## TASK REQUIREMENTS
Retype exactly the lines from the line containing "Clone this chart in Chart.js." through the line containing "ctx.stroke();", both included, and nothing more; skip the pictures.

## INPUT MATERIAL
-- Begin --

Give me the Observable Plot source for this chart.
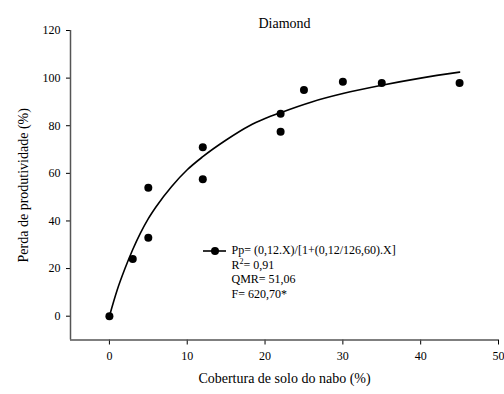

-- End --
-- Begin --

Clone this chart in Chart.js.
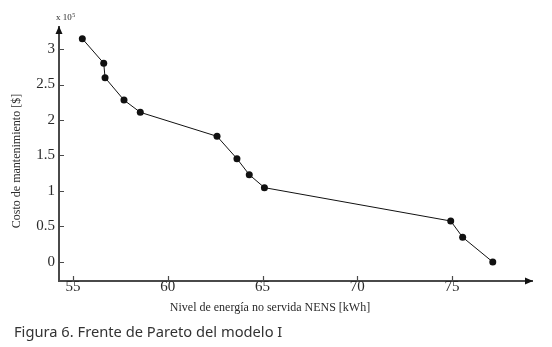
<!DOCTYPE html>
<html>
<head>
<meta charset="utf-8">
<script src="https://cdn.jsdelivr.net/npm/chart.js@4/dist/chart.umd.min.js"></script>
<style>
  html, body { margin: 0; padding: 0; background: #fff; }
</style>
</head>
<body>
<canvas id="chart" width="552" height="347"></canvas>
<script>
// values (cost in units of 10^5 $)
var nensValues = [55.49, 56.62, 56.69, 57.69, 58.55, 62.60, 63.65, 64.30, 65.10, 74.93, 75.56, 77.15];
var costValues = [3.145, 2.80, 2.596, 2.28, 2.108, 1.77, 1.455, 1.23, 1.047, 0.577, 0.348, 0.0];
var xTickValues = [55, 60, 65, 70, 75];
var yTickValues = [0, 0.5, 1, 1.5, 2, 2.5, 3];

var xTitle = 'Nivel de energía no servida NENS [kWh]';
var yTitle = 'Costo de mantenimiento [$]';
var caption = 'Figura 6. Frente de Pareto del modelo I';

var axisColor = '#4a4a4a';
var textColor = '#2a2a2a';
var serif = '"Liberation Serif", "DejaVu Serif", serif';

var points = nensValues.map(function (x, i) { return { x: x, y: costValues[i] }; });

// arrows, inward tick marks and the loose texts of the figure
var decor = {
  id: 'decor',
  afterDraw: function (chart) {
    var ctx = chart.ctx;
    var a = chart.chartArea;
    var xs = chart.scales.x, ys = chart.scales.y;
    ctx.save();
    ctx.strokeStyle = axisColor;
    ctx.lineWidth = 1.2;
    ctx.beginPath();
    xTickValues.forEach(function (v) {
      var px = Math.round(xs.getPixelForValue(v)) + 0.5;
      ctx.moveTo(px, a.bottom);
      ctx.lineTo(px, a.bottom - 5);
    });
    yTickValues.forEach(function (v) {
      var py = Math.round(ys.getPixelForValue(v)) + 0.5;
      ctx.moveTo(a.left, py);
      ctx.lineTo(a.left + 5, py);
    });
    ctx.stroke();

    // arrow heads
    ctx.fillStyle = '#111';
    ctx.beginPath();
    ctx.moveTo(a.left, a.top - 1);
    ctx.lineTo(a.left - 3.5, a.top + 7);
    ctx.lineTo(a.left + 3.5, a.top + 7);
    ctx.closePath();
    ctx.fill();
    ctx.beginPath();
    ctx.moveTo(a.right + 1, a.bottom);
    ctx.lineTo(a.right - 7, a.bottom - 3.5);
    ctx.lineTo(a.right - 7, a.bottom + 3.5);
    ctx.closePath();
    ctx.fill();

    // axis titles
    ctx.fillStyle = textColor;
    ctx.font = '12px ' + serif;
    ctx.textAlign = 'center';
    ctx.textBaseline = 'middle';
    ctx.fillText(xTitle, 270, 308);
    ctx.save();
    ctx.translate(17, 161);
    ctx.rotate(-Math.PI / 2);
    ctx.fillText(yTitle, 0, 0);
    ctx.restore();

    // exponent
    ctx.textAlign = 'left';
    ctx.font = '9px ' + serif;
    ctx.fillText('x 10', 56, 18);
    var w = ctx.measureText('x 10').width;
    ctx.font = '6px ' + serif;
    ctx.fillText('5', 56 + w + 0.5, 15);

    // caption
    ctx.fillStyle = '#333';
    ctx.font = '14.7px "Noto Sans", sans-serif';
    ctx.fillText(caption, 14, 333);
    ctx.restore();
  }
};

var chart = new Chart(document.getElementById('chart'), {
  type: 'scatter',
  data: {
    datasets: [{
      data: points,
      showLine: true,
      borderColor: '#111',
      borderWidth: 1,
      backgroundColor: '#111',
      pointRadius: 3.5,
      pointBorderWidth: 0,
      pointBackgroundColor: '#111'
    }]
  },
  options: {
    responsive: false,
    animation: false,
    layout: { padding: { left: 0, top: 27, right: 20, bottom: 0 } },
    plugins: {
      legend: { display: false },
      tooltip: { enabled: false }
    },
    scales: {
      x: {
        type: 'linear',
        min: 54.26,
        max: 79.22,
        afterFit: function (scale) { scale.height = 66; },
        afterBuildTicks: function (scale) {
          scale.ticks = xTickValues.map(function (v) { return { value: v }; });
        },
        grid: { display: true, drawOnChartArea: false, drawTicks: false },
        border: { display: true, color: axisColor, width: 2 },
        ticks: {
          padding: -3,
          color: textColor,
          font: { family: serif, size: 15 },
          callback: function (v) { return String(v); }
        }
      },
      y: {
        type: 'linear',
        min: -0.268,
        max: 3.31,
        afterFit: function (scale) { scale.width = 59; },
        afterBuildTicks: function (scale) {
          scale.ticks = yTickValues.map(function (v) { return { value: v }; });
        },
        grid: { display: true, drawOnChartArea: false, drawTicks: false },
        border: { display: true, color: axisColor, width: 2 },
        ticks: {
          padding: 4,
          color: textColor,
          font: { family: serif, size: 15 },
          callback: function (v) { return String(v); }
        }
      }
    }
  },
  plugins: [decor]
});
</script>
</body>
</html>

-- End --

## RESPONSE FOR THIS EXERCISE
Clone this chart in Chart.js.
<!DOCTYPE html>
<html>
<head>
<meta charset="utf-8">
<script src="https://cdn.jsdelivr.net/npm/chart.js@4/dist/chart.umd.min.js"></script>
<style>
  html, body { margin: 0; padding: 0; background: #fff; }
</style>
</head>
<body>
<canvas id="chart" width="552" height="347"></canvas>
<script>
// values (cost in units of 10^5 $)
var nensValues = [55.49, 56.62, 56.69, 57.69, 58.55, 62.60, 63.65, 64.30, 65.10, 74.93, 75.56, 77.15];
var costValues = [3.145, 2.80, 2.596, 2.28, 2.108, 1.77, 1.455, 1.23, 1.047, 0.577, 0.348, 0.0];
var xTickValues = [55, 60, 65, 70, 75];
var yTickValues = [0, 0.5, 1, 1.5, 2, 2.5, 3];

var xTitle = 'Nivel de energía no servida NENS [kWh]';
var yTitle = 'Costo de mantenimiento [$]';
var caption = 'Figura 6. Frente de Pareto del modelo I';

var axisColor = '#4a4a4a';
var textColor = '#2a2a2a';
var serif = '"Liberation Serif", "DejaVu Serif", serif';

var points = nensValues.map(function (x, i) { return { x: x, y: costValues[i] }; });

// arrows, inward tick marks and the loose texts of the figure
var decor = {
  id: 'decor',
  afterDraw: function (chart) {
    var ctx = chart.ctx;
    var a = chart.chartArea;
    var xs = chart.scales.x, ys = chart.scales.y;
    ctx.save();
    ctx.strokeStyle = axisColor;
    ctx.lineWidth = 1.2;
    ctx.beginPath();
    xTickValues.forEach(function (v) {
      var px = Math.round(xs.getPixelForValue(v)) + 0.5;
      ctx.moveTo(px, a.bottom);
      ctx.lineTo(px, a.bottom - 5);
    });
    yTickValues.forEach(function (v) {
      var py = Math.round(ys.getPixelForValue(v)) + 0.5;
      ctx.moveTo(a.left, py);
      ctx.lineTo(a.left + 5, py);
    });
    ctx.stroke();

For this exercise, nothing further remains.